Tuesday Feb 18, 2020
ISLAMABAD: Textile exports marginally increased around 4% year-on-year to eight billion dollars in the first seven months of the current fiscal year as value-added exports showed sign of improvement during the period, reported The News.
Official data from the Pakistan Bureau of Statistics on Monday showed textile exports amounted to $7.8 billion in the corresponding period a year earlier.
Readymade garments, one of the main value-added sector, fetched $1.6 billion in July-January FY2019 compared with $1.5 billion in the corresponding period a year earlier, showing a 10.8% growth. Bedwear exports rose around 3% to $1.3 billion. Knitwear exports increased by 6.2% to $1.8 billion during the period under review. In January, textile exports increased by 2.3% year-on-year and 4.6% month-on-month.
In the July-January, food exports improved around 6% to $2.6 billion. There was 15.1% growth in rice exports, which stood at $1.2 billion as opposed to $1 billion a year earlier. Basmati exports showed significant growth of 52% to $445 million. Exports of fish and fish preparations also increased by 16.5% to $253 million. Leather exports also increased by 11.1% year-on-year in the first seven months.
Overall, exports marginally increased by 2.2% year-on-year in the July-January period.

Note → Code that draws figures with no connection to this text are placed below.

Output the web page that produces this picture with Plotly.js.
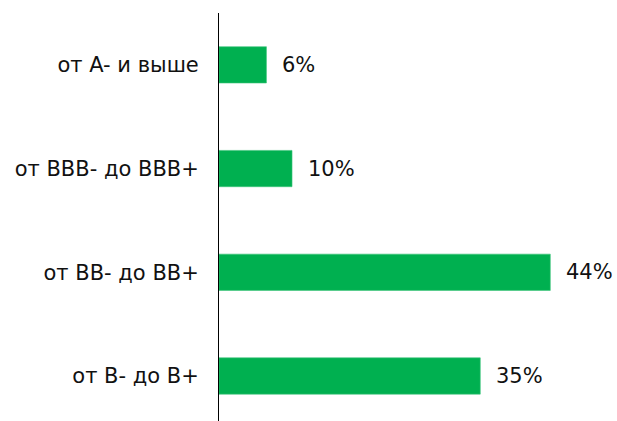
<!DOCTYPE html>
<html>
<head>
<meta charset="utf-8">
<script src="https://cdn.plot.ly/plotly-3.0.1.min.js"></script>
<style>html,body{margin:0;padding:0;background:#fff;}#chart{width:617px;height:421px;}</style>
</head>
<body>
<div id="chart"></div>
<script>
// categories listed bottom to top
const categories = ['от B- до B+', 'от BB- до BB+', 'от BBB- до BBB+', 'от A- и выше'];
const values = [34.7, 44.0, 9.7, 6.3];
const labels = ['35%', '44%', '10%', '6%'];

const font = {family: 'DejaVu Sans, Verdana, sans-serif', size: 21, color: '#111111'};

const trace = {
  type: 'bar',
  orientation: 'h',
  y: categories,
  x: values,
  marker: {color: '#00B050', line: {color: '#3cc47a', width: 0.6}},
  hoverinfo: 'none'
};

const annotations = categories.map((c, i) => ({
  x: values[i], y: c, xref: 'x', yref: 'y',
  text: labels[i], showarrow: false,
  xanchor: 'left', yanchor: 'middle', xshift: 14,
  font: font
}));

const layout = {
  width: 617, height: 421,
  margin: {l: 219, r: 0, t: 13, b: 0, pad: 0},
  paper_bgcolor: '#ffffff', plot_bgcolor: '#ffffff',
  showlegend: false,
  bargap: 0.65,
  font: font,
  xaxis: {range: [0, 52.86], showgrid: false, zeroline: false, showline: false,
          showticklabels: false, ticks: '', fixedrange: true},
  yaxis: {type: 'category', categoryorder: 'array', categoryarray: categories,
          range: [-0.434, 3.5], showline: true, linecolor: '#000000', linewidth: 1,
          showgrid: false, zeroline: false, ticks: '', ticklabelstandoff: 15,
          tickfont: font, fixedrange: true},
  annotations: annotations
};

Plotly.newPlot('chart', [trace], layout, {displayModeBar: false, staticPlot: true});
</script>
</body>
</html>
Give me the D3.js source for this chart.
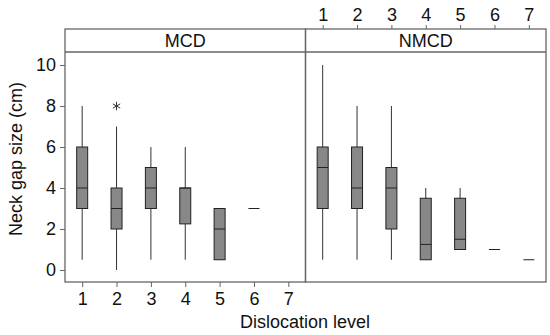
<!DOCTYPE html>
<html>
<head>
<meta charset="utf-8">
<script src="https://cdn.jsdelivr.net/npm/d3@7"></script>
<style>
  body { margin: 0; background: #fff; }
  svg text { font-family: "Liberation Sans", Arial, sans-serif; fill: #111; }
</style>
</head>
<body>
<div id="chart"></div>
<script>
// Dislocation levels (x categories)
var levels = [1, 2, 3, 4, 5, 6, 7];
var yTicks = [0, 2, 4, 6, 8, 10];
var panels = ["MCD", "NMCD"];

// Box stats per level: [whiskerLow, q1, median, q3, whiskerHigh], null = no data
var mcdStats = [
  [0.5, 3, 4, 6, 8],
  [0, 2, 3, 4, 7],
  [0.5, 3, 4, 5, 6],
  [0.5, 2.25, 4, 4, 6],
  [0.5, 0.5, 2, 3, 3],
  [3, 3, 3, 3, 3],
  null
];
var nmcdStats = [
  [0.5, 3, 5, 6, 10],
  [0.5, 3, 4, 6, 8],
  [0.5, 2, 4, 5, 8],
  [0.5, 0.5, 1.25, 3.5, 4],
  [1, 1, 1.5, 3.5, 4],
  [1, 1, 1, 1, 1],
  [0.5, 0.5, 0.5, 0.5, 0.5]
];
// Outliers: [level, value]
var mcdOutliers = [[2, 8]];
var nmcdOutliers = [];

var width = 550, height = 335;
var frame = { left: 65, top: 29, bottom: 282, right: 546 },
    headerHeight = 23,
    panelWidth = (frame.right - frame.left) / 2,
    boxWidth = 11,
    fontSize = "18px";

var svg = d3.select("#chart").append("svg")
  .attr("width", width)
  .attr("height", height);

var y = d3.scaleLinear()
  .domain([0, 10])
  .range([270, 65]);

var frameColor = "#666";

function drawPanel(name, stats, outliers, index) {
  var x0 = frame.left + index * panelWidth;
  var x = d3.scaleLinear()
    .domain([0.5, 7.5])
    .range([x0, x0 + panelWidth]);

  var g = svg.append("g");

  // Panel border
  g.append("rect")
    .attr("x", x0)
    .attr("y", frame.top)
    .attr("width", panelWidth)
    .attr("height", frame.bottom - frame.top)
    .attr("fill", "none")
    .attr("stroke", frameColor)
    .attr("stroke-width", 1.3);

  // Header strip
  g.append("line")
    .attr("x1", x0).attr("x2", x0 + panelWidth)
    .attr("y1", frame.top + headerHeight).attr("y2", frame.top + headerHeight)
    .attr("stroke", frameColor)
    .attr("stroke-width", 1.3);

  g.append("text")
    .attr("x", x0 + panelWidth / 2)
    .attr("y", 46.5)
    .attr("text-anchor", "middle")
    .style("font-size", fontSize)
    .text(name);

  var data = levels.map(function(l, i) { return { level: l, s: stats[i] }; })
    .filter(function(d) { return d.s; });

  var boxes = g.selectAll(".box")
    .data(data).enter()
    .append("g")
      .attr("class", "box");

  // Whiskers
  boxes.append("line")
    .attr("x1", function(d) { return x(d.level); })
    .attr("x2", function(d) { return x(d.level); })
    .attr("y1", function(d) { return y(d.s[0]); })
    .attr("y2", function(d) { return y(d.s[4]); })
    .attr("stroke", "#333")
    .attr("stroke-width", 1);

  // Box
  boxes.filter(function(d) { return d.s[3] > d.s[1]; })
    .append("rect")
      .attr("x", function(d) { return x(d.level) - boxWidth / 2; })
      .attr("width", boxWidth)
      .attr("y", function(d) { return y(d.s[3]); })
      .attr("height", function(d) { return y(d.s[1]) - y(d.s[3]); })
      .attr("fill", "#888")
      .attr("stroke", "#222")
      .attr("stroke-width", 1);

  // Median
  boxes.append("line")
    .attr("x1", function(d) { return x(d.level) - boxWidth / 2; })
    .attr("x2", function(d) { return x(d.level) + boxWidth / 2; })
    .attr("y1", function(d) { return y(d.s[2]); })
    .attr("y2", function(d) { return y(d.s[2]); })
    .attr("stroke", "#222")
    .attr("stroke-width", 1);

  // Outliers
  g.selectAll(".outlier")
    .data(outliers).enter()
    .append("path")
      .attr("class", "outlier")
      .attr("d", d3.symbol(d3.symbolAsterisk, 50))
      .attr("transform", function(d) { return "translate(" + x(d[0]) + "," + y(d[1]) + ")"; })
      .attr("fill", "none")
      .attr("stroke", "#333")
      .attr("stroke-width", 1);

  // Category axis: bottom on first panel, top on second
  var axisG;
  if (index == 0) {
    axisG = g.append("g")
      .attr("transform", "translate(0," + frame.bottom + ")")
      .call(d3.axisBottom(x).tickValues(levels).tickSize(5).tickPadding(5).tickFormat(d3.format("d")));
  } else {
    axisG = g.append("g")
      .attr("transform", "translate(0," + frame.top + ")")
      .call(d3.axisTop(x).tickValues(levels).tickSize(4).tickPadding(4).tickFormat(d3.format("d")));
  }
  axisG.select(".domain").remove();
  axisG.selectAll(".tick line").attr("stroke", frameColor);
  axisG.selectAll(".tick text")
    .style("font-size", fontSize)
    .attr("fill", "#111");
}

drawPanel(panels[0], mcdStats, mcdOutliers, 0);
drawPanel(panels[1], nmcdStats, nmcdOutliers, 1);

// Y axis
var yAxis = svg.append("g")
  .attr("transform", "translate(" + frame.left + ",0)")
  .call(d3.axisLeft(y).tickValues(yTicks).tickSize(5).tickPadding(4));
yAxis.select(".domain").remove();
yAxis.selectAll(".tick line").attr("stroke", frameColor);
yAxis.selectAll(".tick text")
  .style("font-size", fontSize)
  .attr("fill", "#111");

// Axis titles
svg.append("text")
  .attr("transform", "translate(22,159) rotate(-90)")
  .attr("text-anchor", "middle")
  .style("font-size", fontSize)
  .text("Neck gap size (cm)");

svg.append("text")
  .attr("x", 305)
  .attr("y", 328)
  .attr("text-anchor", "middle")
  .style("font-size", fontSize)
  .text("Dislocation level");
</script>
</body>
</html>
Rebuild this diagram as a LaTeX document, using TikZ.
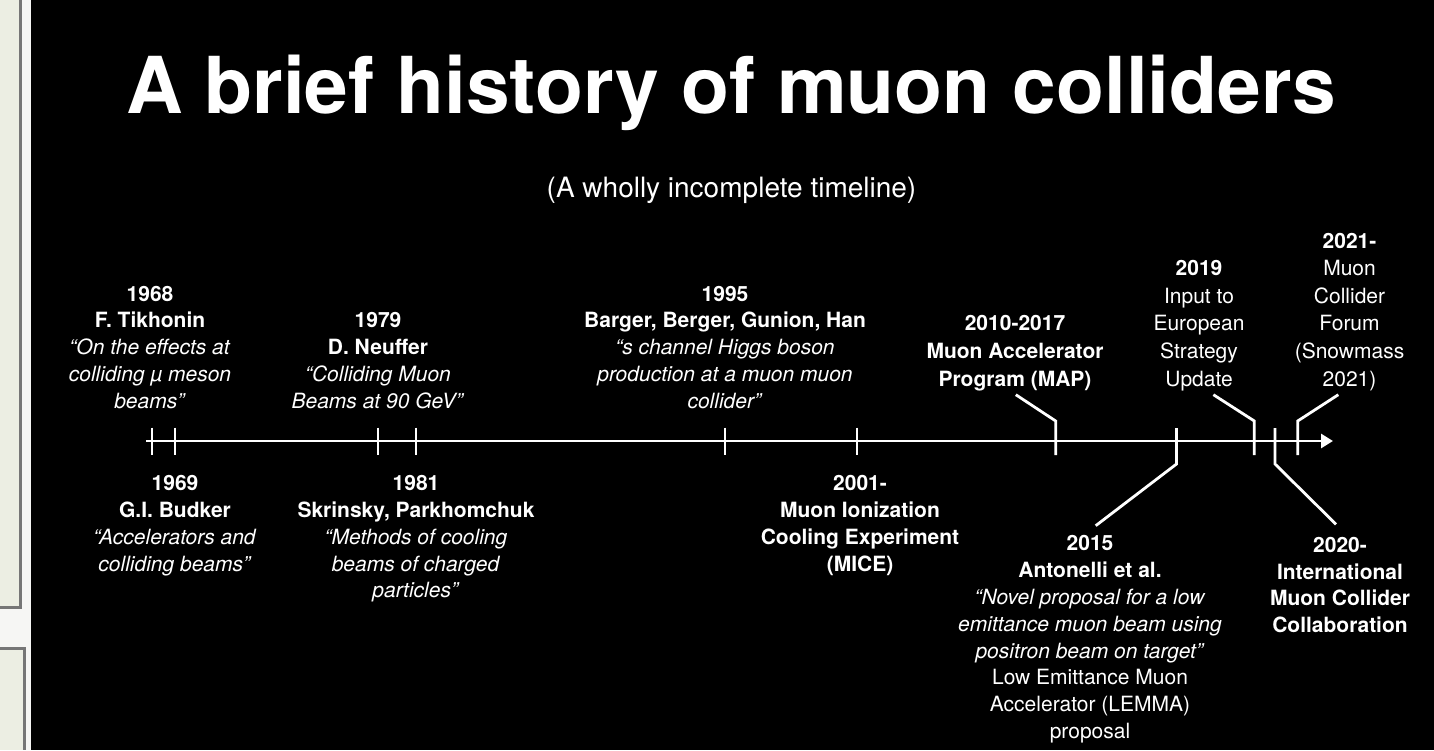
\documentclass[tikz,border=0pt]{standalone}
\usepackage{fontspec}
\setmainfont{TeX Gyre Heros}
\usepackage{tikz}
\usetikzlibrary{arrows.meta, calc}

\definecolor{panel}{HTML}{ECEEE3}
\definecolor{gap}{HTML}{F6F6F4}
\definecolor{frame}{HTML}{767676}
\tikzstyle{event} = [align=center,
text=white,
inner sep=0pt,
anchor=base, % base = last line
font=\fontsize{21}{26.8}\selectfont]
\tikzstyle{wide} = [font=\fontsize{21}{27.6}\selectfont]
\tikzstyle{tickline} = [white, line width=2.8pt]
\tikzstyle{timeline} = [white, line width=2.8pt, -{Triangle[length=12pt,width=14pt]}]

\begin{document}
\begin{tikzpicture}[x=1pt, y=-1pt]
                \useasboundingbox (0,0) rectangle (1434,750);
                % window edge on the left
                \fill[gap] (0,0) rectangle (31,750);
                \fill[panel] (0,0) rectangle (20,606);
                \fill[panel] (0,649) rectangle (24,750);
                \draw[frame, line width=3pt] (20,0) -- (20,607) -- (0,607);
                \draw[frame, line width=3pt] (0,648) -- (24,648) -- (24,750);
                \fill[black] (31,0) rectangle (1434,750);

                \node (title) at (731,113) [anchor=base, text=white, font=\fontsize{78.5}{80}\selectfont\bfseries] {A brief history of muon colliders};
                \node (sub) at (731.5,197) [anchor=base, text=white, font=\fontsize{28}{30}\selectfont] {(A wholly incomplete timeline)};

                \coordinate (start) at (146,441);
                \coordinate (stop) at (1333,441);
                \coordinate (y1968) at (152,441);
                \coordinate (y1969) at (175,441);
                \coordinate (y1979) at (378,441);
                \coordinate (y1981) at (416,441);
                \coordinate (y1995) at (725,441);
                \coordinate (y2001) at (857,441);
                \coordinate (y2010) at (1055.7,441);
                \coordinate (y2015) at (1176.5,441);
                \coordinate (y2019) at (1254.3,441);
                \coordinate (y2020) at (1275,441);
                \coordinate (y2021) at (1297.7,441);
                \coordinate (e2010) at (1015.8,394.7);
                \coordinate (e2015) at (1095.7,525.7);
                \coordinate (e2019) at (1213.4,394.7);
                \coordinate (e2020) at (1336,524.3);
                \coordinate (e2021) at (1338.3,394.7);

                \draw[timeline] (start) -- (stop);
                \foreach \t in {1968,1969,1979,1981,1995,2001}
                    \draw[tickline] ($(y\t)+(0,-13.5)$) -- ($(y\t)+(0,13.5)$);
                \foreach \t in {2010,2019,2021}
                    \draw[tickline] ($(y\t)+(0,14)$) -- ($(y\t)+(0,-20)$) -- (e\t);
                \foreach \t in {2015,2020}
                    \draw[tickline] ($(y\t)+(0,-13)$) -- ($(y\t)+(0,23)$) -- (e\t);

                % above the line
                \node (l1968) [event] at (150,408.3) {\textbf{1968}\\\textbf{F. Tikhonin}\\\textit{“On the effects at}\\\textit{colliding µ meson}\\\textit{beams”}};
                \node (l1979) [event] at (378,408.3) {\textbf{1979}\\\textbf{D. Neuffer}\\\textit{“Colliding Muon}\\\textit{Beams at 90 GeV”}};
                \node (l1995) [event] at (725,408.3) {\textbf{1995}\\\textbf{Barger, Berger, Gunion, Han}\\\textit{“s channel Higgs boson}\\\textit{production at a muon muon}\\\textit{collider”}};
                \node (l2010) [event, wide] at (1015,386) {\textbf{2010-2017}\\\textbf{Muon Accelerator}\\\textbf{Program (MAP)}};
                \node (l2019) [event, wide] at (1199,386) {\textbf{2019}\\Input to\\European\\Strategy\\Update};
                \node (l2021) [event, wide] at (1349.5,386) {\textbf{2021-}\\Muon\\Collider\\Forum\\(Snowmass\\2021)};

                % below the line
                \node (l1969) [event] at (175,571.1) {\textbf{1969}\\\textbf{G.I. Budker}\\\textit{“Accelerators and}\\\textit{colliding beams”}};
                \node (l1981) [event] at (416,597.9) {\textbf{1981}\\\textbf{Skrinsky, Parkhomchuk}\\\textit{“Methods of cooling}\\\textit{beams of charged}\\\textit{particles”}};
                \node (l2001) [event] at (860,571.1) {\textbf{2001-}\\\textbf{Muon Ionization}\\\textbf{Cooling Experiment}\\\textbf{(MICE)}};
                \node (l2015) [event] at (1090,738.5) {\textbf{2015}\\\textbf{Antonelli et al.}\\\textit{“Novel proposal for a low}\\\textit{emittance muon beam using}\\\textit{positron beam on target”}\\Low Emittance Muon\\Accelerator (LEMMA)\\proposal};
                \node (l2020) [event] at (1340,632.7) {\textbf{2020-}\\\textbf{International}\\\textbf{Muon Collider}\\\textbf{Collaboration}};
            \end{tikzpicture}
\end{document}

Rupee devaluation is encouraging the export-oriented sector to increase outbound shipments, although outstanding tax refunds are raising concerns for them.
Time and again, textile industrialists have been questioning the effectiveness of the newly-introduced automatic refund payment system in the settlement of refunds. Besides, exports sector still needs to improve its contribution to GDP.
Total imports, during the July-January period, decreased 15.6% to $27.3 billion with all the import groups depicting double-digit decline, except machinery. Machinery group imports remained flat at $5.2 billion in the July-January period.
"While imports contraction is lending support to the government struggling to curtail current account deficit, it reflects a slowdown in industrial activities. Industrial output dropped in the first seven months of the current fiscal year," the report said.
It further said: "Industrialists are concerned over the constant fall in imports that are needed to run the wheel of industries."
Economic growth decelerated to 3.3% last fiscal year from 5.5% in the fiscal year of 2017/18. The growth is expected to fall further below 2% during the current fiscal year.
Imports of petroleum dropped 17.9% to $7.1 billion during the seven-month period. Imports of agriculture and chemicals fell 15.3% to $4.4 billion. Food imports decreased by 11.8% to $3 billion.
Imports of metal, including gold and iron steel scrap, dropped 19.5% to $2.4 billion in the July-June period. Transport imports slid 44.9% to $953 million.